AIM OF THE TASK
Please transcribe the data below exactly. Leave the pictures out.

DATA SHOWN

====================

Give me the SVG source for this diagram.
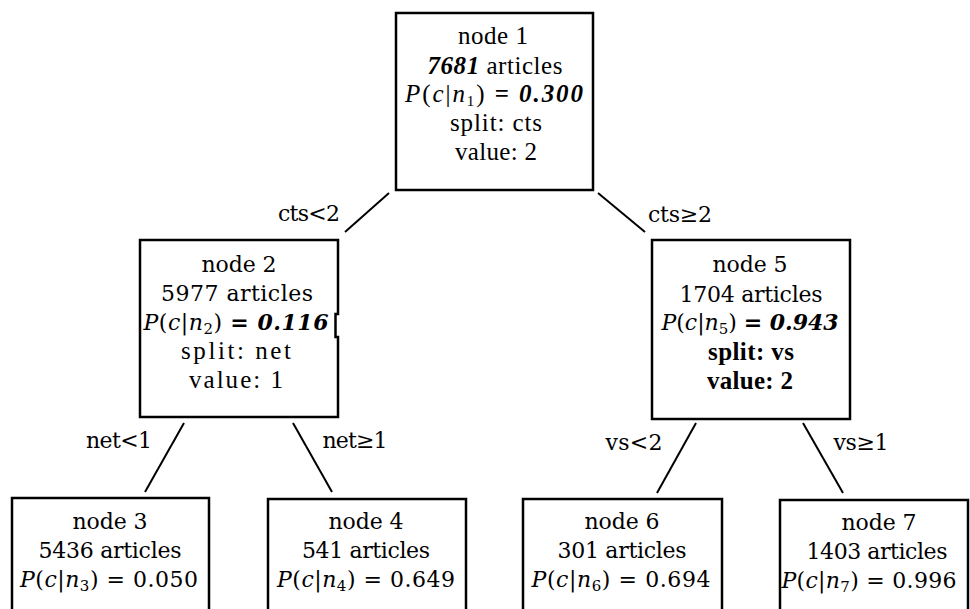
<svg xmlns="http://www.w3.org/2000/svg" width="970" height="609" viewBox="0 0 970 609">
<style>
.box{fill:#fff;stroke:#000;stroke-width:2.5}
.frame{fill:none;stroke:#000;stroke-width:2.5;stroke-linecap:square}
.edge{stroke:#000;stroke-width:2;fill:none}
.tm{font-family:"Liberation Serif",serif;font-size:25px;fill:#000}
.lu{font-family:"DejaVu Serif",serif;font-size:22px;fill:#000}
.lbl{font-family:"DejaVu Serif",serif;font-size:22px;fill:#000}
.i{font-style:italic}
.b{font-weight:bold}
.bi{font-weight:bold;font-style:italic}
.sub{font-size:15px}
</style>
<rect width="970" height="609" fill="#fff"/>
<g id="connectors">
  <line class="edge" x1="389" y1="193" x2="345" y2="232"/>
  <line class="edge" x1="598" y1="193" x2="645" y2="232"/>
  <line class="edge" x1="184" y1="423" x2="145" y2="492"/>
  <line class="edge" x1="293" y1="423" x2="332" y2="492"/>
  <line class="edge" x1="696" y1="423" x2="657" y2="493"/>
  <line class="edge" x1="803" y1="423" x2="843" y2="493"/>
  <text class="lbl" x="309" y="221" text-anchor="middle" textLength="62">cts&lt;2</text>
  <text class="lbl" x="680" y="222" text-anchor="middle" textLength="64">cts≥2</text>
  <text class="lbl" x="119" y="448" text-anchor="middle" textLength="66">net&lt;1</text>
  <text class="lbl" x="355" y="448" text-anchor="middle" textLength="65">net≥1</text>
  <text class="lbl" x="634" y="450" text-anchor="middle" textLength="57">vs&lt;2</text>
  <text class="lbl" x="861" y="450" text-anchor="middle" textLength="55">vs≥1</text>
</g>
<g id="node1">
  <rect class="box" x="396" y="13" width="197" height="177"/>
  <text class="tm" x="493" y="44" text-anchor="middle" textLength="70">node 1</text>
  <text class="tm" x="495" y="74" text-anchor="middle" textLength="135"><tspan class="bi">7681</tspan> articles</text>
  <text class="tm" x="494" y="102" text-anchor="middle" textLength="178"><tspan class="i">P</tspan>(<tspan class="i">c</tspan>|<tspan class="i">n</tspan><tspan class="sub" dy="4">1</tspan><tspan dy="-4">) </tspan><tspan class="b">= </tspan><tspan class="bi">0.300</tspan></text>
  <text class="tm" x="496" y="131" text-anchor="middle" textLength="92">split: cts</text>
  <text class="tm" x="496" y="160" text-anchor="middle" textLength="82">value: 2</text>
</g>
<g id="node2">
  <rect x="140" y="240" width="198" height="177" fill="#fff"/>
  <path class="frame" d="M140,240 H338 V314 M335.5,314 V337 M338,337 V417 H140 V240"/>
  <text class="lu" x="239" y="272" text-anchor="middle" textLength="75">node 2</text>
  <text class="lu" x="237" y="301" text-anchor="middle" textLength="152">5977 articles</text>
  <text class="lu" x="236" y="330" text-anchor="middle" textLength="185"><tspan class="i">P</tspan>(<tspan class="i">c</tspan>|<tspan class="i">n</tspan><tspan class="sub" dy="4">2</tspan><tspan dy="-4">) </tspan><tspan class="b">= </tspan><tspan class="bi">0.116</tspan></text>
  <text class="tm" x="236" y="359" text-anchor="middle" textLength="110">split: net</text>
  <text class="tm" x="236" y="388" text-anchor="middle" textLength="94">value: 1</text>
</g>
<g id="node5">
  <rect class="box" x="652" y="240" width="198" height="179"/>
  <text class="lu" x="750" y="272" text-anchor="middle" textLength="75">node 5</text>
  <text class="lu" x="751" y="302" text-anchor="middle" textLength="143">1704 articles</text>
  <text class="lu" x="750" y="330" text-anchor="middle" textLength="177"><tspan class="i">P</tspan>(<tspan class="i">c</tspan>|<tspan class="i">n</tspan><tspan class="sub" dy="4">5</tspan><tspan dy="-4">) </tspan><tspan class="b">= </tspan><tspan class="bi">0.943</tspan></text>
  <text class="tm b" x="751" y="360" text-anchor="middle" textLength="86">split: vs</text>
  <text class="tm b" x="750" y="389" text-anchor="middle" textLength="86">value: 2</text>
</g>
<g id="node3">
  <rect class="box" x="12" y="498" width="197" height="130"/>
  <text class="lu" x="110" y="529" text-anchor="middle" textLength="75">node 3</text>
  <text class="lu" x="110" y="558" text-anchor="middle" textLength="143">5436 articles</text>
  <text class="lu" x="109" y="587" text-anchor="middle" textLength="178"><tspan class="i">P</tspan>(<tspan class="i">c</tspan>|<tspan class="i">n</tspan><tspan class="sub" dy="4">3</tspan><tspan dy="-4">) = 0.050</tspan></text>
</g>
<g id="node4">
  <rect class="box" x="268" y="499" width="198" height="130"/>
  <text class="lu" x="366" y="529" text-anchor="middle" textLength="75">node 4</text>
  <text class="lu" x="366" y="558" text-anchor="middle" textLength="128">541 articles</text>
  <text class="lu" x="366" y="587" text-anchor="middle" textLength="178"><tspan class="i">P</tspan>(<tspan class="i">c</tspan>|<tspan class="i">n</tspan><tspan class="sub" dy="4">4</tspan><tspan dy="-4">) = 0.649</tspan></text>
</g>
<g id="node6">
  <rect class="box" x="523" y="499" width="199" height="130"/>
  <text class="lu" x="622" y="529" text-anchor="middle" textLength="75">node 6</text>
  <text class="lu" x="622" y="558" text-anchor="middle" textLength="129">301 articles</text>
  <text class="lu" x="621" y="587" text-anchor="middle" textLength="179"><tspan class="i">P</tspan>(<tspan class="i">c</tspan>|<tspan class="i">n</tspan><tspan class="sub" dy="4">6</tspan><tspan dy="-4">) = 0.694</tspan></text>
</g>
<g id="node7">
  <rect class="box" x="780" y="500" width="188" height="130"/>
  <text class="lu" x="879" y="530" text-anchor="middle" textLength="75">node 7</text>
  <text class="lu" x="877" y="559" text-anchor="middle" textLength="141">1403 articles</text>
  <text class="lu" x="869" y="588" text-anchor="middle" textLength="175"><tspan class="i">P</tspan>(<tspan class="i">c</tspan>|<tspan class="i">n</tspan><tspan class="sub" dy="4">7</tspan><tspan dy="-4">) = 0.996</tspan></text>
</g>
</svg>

====================

COMPLETED TASK
Give me the SVG source for this diagram.
<svg xmlns="http://www.w3.org/2000/svg" width="970" height="609" viewBox="0 0 970 609">
<style>
.box{fill:#fff;stroke:#000;stroke-width:2.5}
.frame{fill:none;stroke:#000;stroke-width:2.5;stroke-linecap:square}
.edge{stroke:#000;stroke-width:2;fill:none}
.tm{font-family:"Liberation Serif",serif;font-size:25px;fill:#000}
.lu{font-family:"DejaVu Serif",serif;font-size:22px;fill:#000}
.lbl{font-family:"DejaVu Serif",serif;font-size:22px;fill:#000}
.i{font-style:italic}
.b{font-weight:bold}
.bi{font-weight:bold;font-style:italic}
.sub{font-size:15px}
</style>
<rect width="970" height="609" fill="#fff"/>
<g id="connectors">
  <line class="edge" x1="389" y1="193" x2="345" y2="232"/>
  <line class="edge" x1="598" y1="193" x2="645" y2="232"/>
  <line class="edge" x1="184" y1="423" x2="145" y2="492"/>
  <line class="edge" x1="293" y1="423" x2="332" y2="492"/>
  <line class="edge" x1="696" y1="423" x2="657" y2="493"/>
  <line class="edge" x1="803" y1="423" x2="843" y2="493"/>
  <text class="lbl" x="309" y="221" text-anchor="middle" textLength="62">cts&lt;2</text>
  <text class="lbl" x="680" y="222" text-anchor="middle" textLength="64">cts≥2</text>
  <text class="lbl" x="119" y="448" text-anchor="middle" textLength="66">net&lt;1</text>
  <text class="lbl" x="355" y="448" text-anchor="middle" textLength="65">net≥1</text>
  <text class="lbl" x="634" y="450" text-anchor="middle" textLength="57">vs&lt;2</text>
  <text class="lbl" x="861" y="450" text-anchor="middle" textLength="55">vs≥1</text>
</g>
<g id="node1">
  <rect class="box" x="396" y="13" width="197" height="177"/>
  <text class="tm" x="493" y="44" text-anchor="middle" textLength="70">node 1</text>
  <text class="tm" x="495" y="74" text-anchor="middle" textLength="135"><tspan class="bi">7681</tspan> articles</text>
  <text class="tm" x="494" y="102" text-anchor="middle" textLength="178"><tspan class="i">P</tspan>(<tspan class="i">c</tspan>|<tspan class="i">n</tspan><tspan class="sub" dy="4">1</tspan><tspan dy="-4">) </tspan><tspan class="b">= </tspan><tspan class="bi">0.300</tspan></text>
  <text class="tm" x="496" y="131" text-anchor="middle" textLength="92">split: cts</text>
  <text class="tm" x="496" y="160" text-anchor="middle" textLength="82">value: 2</text>
</g>
<g id="node2">
  <rect x="140" y="240" width="198" height="177" fill="#fff"/>
  <path class="frame" d="M140,240 H338 V314 M335.5,314 V337 M338,337 V417 H140 V240"/>
  <text class="lu" x="239" y="272" text-anchor="middle" textLength="75">node 2</text>
  <text class="lu" x="237" y="301" text-anchor="middle" textLength="152">5977 articles</text>
  <text class="lu" x="236" y="330" text-anchor="middle" textLength="185"><tspan class="i">P</tspan>(<tspan class="i">c</tspan>|<tspan class="i">n</tspan><tspan class="sub" dy="4">2</tspan><tspan dy="-4">) </tspan><tspan class="b">= </tspan><tspan class="bi">0.116</tspan></text>
  <text class="tm" x="236" y="359" text-anchor="middle" textLength="110">split: net</text>
  <text class="tm" x="236" y="388" text-anchor="middle" textLength="94">value: 1</text>
</g>
<g id="node5">
  <rect class="box" x="652" y="240" width="198" height="179"/>
  <text class="lu" x="750" y="272" text-anchor="middle" textLength="75">node 5</text>
  <text class="lu" x="751" y="302" text-anchor="middle" textLength="143">1704 articles</text>
  <text class="lu" x="750" y="330" text-anchor="middle" textLength="177"><tspan class="i">P</tspan>(<tspan class="i">c</tspan>|<tspan class="i">n</tspan><tspan class="sub" dy="4">5</tspan><tspan dy="-4">) </tspan><tspan class="b">= </tspan><tspan class="bi">0.943</tspan></text>
  <text class="tm b" x="751" y="360" text-anchor="middle" textLength="86">split: vs</text>
  <text class="tm b" x="750" y="389" text-anchor="middle" textLength="86">value: 2</text>
</g>
<g id="node3">
  <rect class="box" x="12" y="498" width="197" height="130"/>
  <text class="lu" x="110" y="529" text-anchor="middle" textLength="75">node 3</text>
  <text class="lu" x="110" y="558" text-anchor="middle" textLength="143">5436 articles</text>
  <text class="lu" x="109" y="587" text-anchor="middle" textLength="178"><tspan class="i">P</tspan>(<tspan class="i">c</tspan>|<tspan class="i">n</tspan><tspan class="sub" dy="4">3</tspan><tspan dy="-4">) = 0.050</tspan></text>
</g>
<g id="node4">
  <rect class="box" x="268" y="499" width="198" height="130"/>
  <text class="lu" x="366" y="529" text-anchor="middle" textLength="75">node 4</text>
  <text class="lu" x="366" y="558" text-anchor="middle" textLength="128">541 articles</text>
  <text class="lu" x="366" y="587" text-anchor="middle" textLength="178"><tspan class="i">P</tspan>(<tspan class="i">c</tspan>|<tspan class="i">n</tspan><tspan class="sub" dy="4">4</tspan><tspan dy="-4">) = 0.649</tspan></text>
</g>
<g id="node6">
  <rect class="box" x="523" y="499" width="199" height="130"/>
  <text class="lu" x="622" y="529" text-anchor="middle" textLength="75">node 6</text>
  <text class="lu" x="622" y="558" text-anchor="middle" textLength="129">301 articles</text>
  <text class="lu" x="621" y="587" text-anchor="middle" textLength="179"><tspan class="i">P</tspan>(<tspan class="i">c</tspan>|<tspan class="i">n</tspan><tspan class="sub" dy="4">6</tspan><tspan dy="-4">) = 0.694</tspan></text>
</g>
<g id="node7">
  <rect class="box" x="780" y="500" width="188" height="130"/>
  <text class="lu" x="879" y="530" text-anchor="middle" textLength="75">node 7</text>
  <text class="lu" x="877" y="559" text-anchor="middle" textLength="141">1403 articles</text>
  <text class="lu" x="869" y="588" text-anchor="middle" textLength="175"><tspan class="i">P</tspan>(<tspan class="i">c</tspan>|<tspan class="i">n</tspan><tspan class="sub" dy="4">7</tspan><tspan dy="-4">) = 0.996</tspan></text>
</g>
</svg>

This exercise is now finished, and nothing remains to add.